In the spring of 1918 both split, with the more radical Social-Democrats dedicated to a Ukrainian-led Soviet Ukraine and peace at any price with Bolshevik Russia taking the name Nezalezhnyks, from which an even more leftist splinter, the Left Nezalezhnyks then appeared. Their SR counterparts took the name Borotbists, later merging with the Left Nezalezhnyks and swapping their agrarian socialism for Marxism. In 1920 they merged with the Communist Party (Bolshevik) of Ukraine, the local branch of Lenin's party. The main group of Nezalezhnyks renamed themselves the Ukrainian Communist Party, and soon the ancestor of what would become the KGB organized a Left Fraction to undermine the party from within.
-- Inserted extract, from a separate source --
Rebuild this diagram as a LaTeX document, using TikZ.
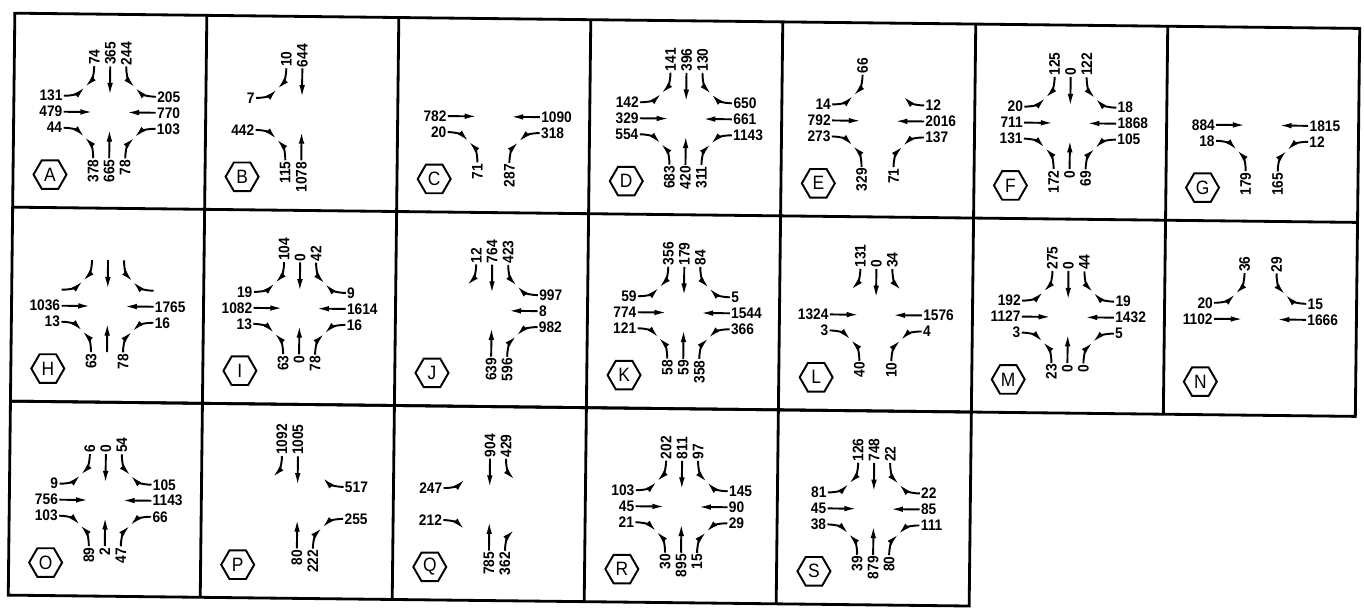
\documentclass[tikz,border=0pt]{standalone}
\usepackage{fontspec}
\setmainfont{Liberation Sans}[FakeStretch=0.9]
\usepackage{ifthen}
\usepackage{tikz}
\usetikzlibrary{arrows.meta,shapes.geometric}
% draw a movement only when its count is not '-'
\newcommand{\ifmove}[2]{\ifthenelse{\equal{#1}{-}}{}{#2}}

\begin{document}
\begin{tikzpicture}[x=0.02cm,y=0.02cm,font=\fontsize{8.7}{9}\selectfont\bfseries,
  >={Latex[length=7pt,width=3.2pt]},
  grid/.style={line width=1.6pt},
  mov/.style={->,line width=1.1pt},
  cnt/.style={inner sep=0.6pt},
  cntv/.style={cnt,rotate=90},
  hexa/.style={draw,line width=1.1pt,regular polygon,regular polygon sides=6,
    minimum size=0.66cm,inner sep=0pt,font=\fontsize{11}{11}\selectfont}]
\useasboundingbox (0,0) rectangle (1364,-613);
\begin{scope}[rotate=-0.65]
% the frame of the sheet
\draw[grid] (15,-13) rectangle (1360,-401);
\draw[grid] (15,-401) rectangle (976,-595);
\draw[grid] (15,-207) -- (1360,-207);
\foreach \x in {207,399,591,783,976,1168} \draw[grid] (\x,-13) -- (\x,-401);
\foreach \x in {207,399,591,783} \draw[grid] (\x,-401) -- (\x,-595);
% one panel per intersection
% counts: N left/thru/right, W up/thru/low, E up/thru/low, S left/thru/right
\foreach \pid/\pcol/\prow/\mnl/\mnt/\mnr/\mwu/\mwt/\mwl/\meu/\met/\mel/\msl/\mst/\msr in {
  A/0/0/74/365/244/131/479/44/205/770/103/378/665/78,
  B/1/0/10/644/-/7/-/442/-/-/-/115/1078/-,
  C/2/0/-/-/-/-/782/20/-/1090/318/71/-/287,
  D/3/0/141/396/130/142/329/554/650/661/1143/683/420/311,
  E/4/0/66/-/-/14/792/273/12/2016/137/329/-/71,
  F/5/0/125/0/122/20/711/131/18/1868/105/172/0/69,
  G/6/0/-/-/-/-/884/18/-/1815/12/179/-/165,
  H/0/1/{}/{}/{}/{}/1036/13/{}/1765/16/63/{}/78,
  I/1/1/104/0/42/19/1082/13/9/1614/16/63/0/78,
  J/2/1/12/764/423/-/-/-/997/8/982/-/639/596,
  K/3/1/356/179/84/59/774/121/5/1544/366/58/59/358,
  L/4/1/131/0/34/-/1324/3/-/1576/4/40/-/10,
  M/5/1/275/0/44/192/1127/3/19/1432/5/23/0/0,
  N/6/1/36/-/29/20/1102/-/15/1666/-/-/-/-,
  O/0/2/6/0/54/9/756/103/105/1143/66/89/2/47,
  P/1/2/1092/1005/-/-/-/-/517/-/255/-/80/222,
  Q/2/2/-/904/429/247/-/212/-/-/-/-/785/362,
  R/3/2/202/811/97/103/45/21/145/90/29/30/895/15,
  S/4/2/126/748/22/81/45/38/22/85/111/39/879/80}
{
\begin{scope}[shift={(111+192.1*\pcol,-111-194*\prow)}]
  \node[hexa] (\pid-hex) at (-59,-63) {\pid};
  \coordinate (\pid-nw) at (-25,25); \coordinate (\pid-ne) at (25,25);
  \coordinate (\pid-sw) at (-25,-25); \coordinate (\pid-se) at (25,-25);
  \coordinate (\pid-tn) at (0,17); \coordinate (\pid-ts) at (0,-17);
  \coordinate (\pid-tw) at (-17,0); \coordinate (\pid-te) at (17,0);
  % north approach
  \ifmove{\mnl}{\node[cntv,anchor=west] (\pid-nl) at (-16,46) {\mnl};
    \draw[mov] (\pid-nl.west) to[out=-90,in=45] (\pid-nw);}
  \ifmove{\mnt}{\node[cntv,anchor=west] (\pid-nt) at (0,46) {\mnt};
    \draw[mov] (\pid-nt.west) -- (\pid-tn);}
  \ifmove{\mnr}{\node[cntv,anchor=west] (\pid-nr) at (16,46) {\mnr};
    \draw[mov] (\pid-nr.west) to[out=-90,in=135] (\pid-ne);}
  % west approach
  \ifmove{\mwu}{\node[cnt,anchor=east] (\pid-wu) at (-46,16) {\mwu};
    \draw[mov] (\pid-wu.east) to[out=0,in=-135] (\pid-nw);}
  \ifmove{\mwt}{\node[cnt,anchor=east] (\pid-wt) at (-46,0) {\mwt};
    \draw[mov] (\pid-wt.east) -- (\pid-tw);}
  \ifmove{\mwl}{\node[cnt,anchor=east] (\pid-wl) at (-46,-16) {\mwl};
    \draw[mov] (\pid-wl.east) to[out=0,in=135] (\pid-sw);}
  % east approach
  \ifmove{\meu}{\node[cnt,anchor=west] (\pid-eu) at (46,16) {\meu};
    \draw[mov] (\pid-eu.west) to[out=180,in=-45] (\pid-ne);}
  \ifmove{\met}{\node[cnt,anchor=west] (\pid-et) at (46,0) {\met};
    \draw[mov] (\pid-et.west) -- (\pid-te);}
  \ifmove{\mel}{\node[cnt,anchor=west] (\pid-el) at (46,-16) {\mel};
    \draw[mov] (\pid-el.west) to[out=180,in=45] (\pid-se);}
  % south approach
  \ifmove{\msl}{\node[cntv,anchor=east] (\pid-sl) at (-16,-46) {\msl};
    \draw[mov] (\pid-sl.east) to[out=90,in=-45] (\pid-sw);}
  \ifmove{\mst}{\node[cntv,anchor=east] (\pid-st) at (0,-46) {\mst};
    \draw[mov] (\pid-st.east) -- (\pid-ts);}
  \ifmove{\msr}{\node[cntv,anchor=east] (\pid-sr) at (16,-46) {\msr};
    \draw[mov] (\pid-sr.east) to[out=90,in=-135] (\pid-se);}
\end{scope}
}
\end{scope}
\end{tikzpicture}
\end{document}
Both groups were ordered dissolved by the Communist International, and most of their members were admitted to the CP(b)U in 1925. With one exception (the late Iwan Majstrenko managed somehow to survive until the war and then flee the country), all surviving alumni of both groups remaining in the USSR ended up being arrested in the 1930s and killed. The former Borotbist leader Oleksander Shumsky spent well over a decade in the Gulag, was released and then killed on personal orders from Stalin and Kaganovich on a train in 1946.

Mainstream Ukrainian socialists, weakened by their own disunity, lost to Lenin's Bolsheviks and fled the country. In the 1920s, some returned, lured by the cultural opportunities offered by a policy called Ukrainization, the one pro-Ukrainian interlude in the history of Soviet Ukraine. They, for the most part, were arrested as early as the first half of the 1930s. Some only served ten years in the Gulag and managed to survive, but most were shot.

There were, of course, more groups and splinters in the period, but the scheme simplifies as it ends. The disunited fighters for the Ukrainian cause ended up either in emigration, shot, or at best in the Gulag. Today's disunited fighters for the Ukrainian cause would do well to ponder this.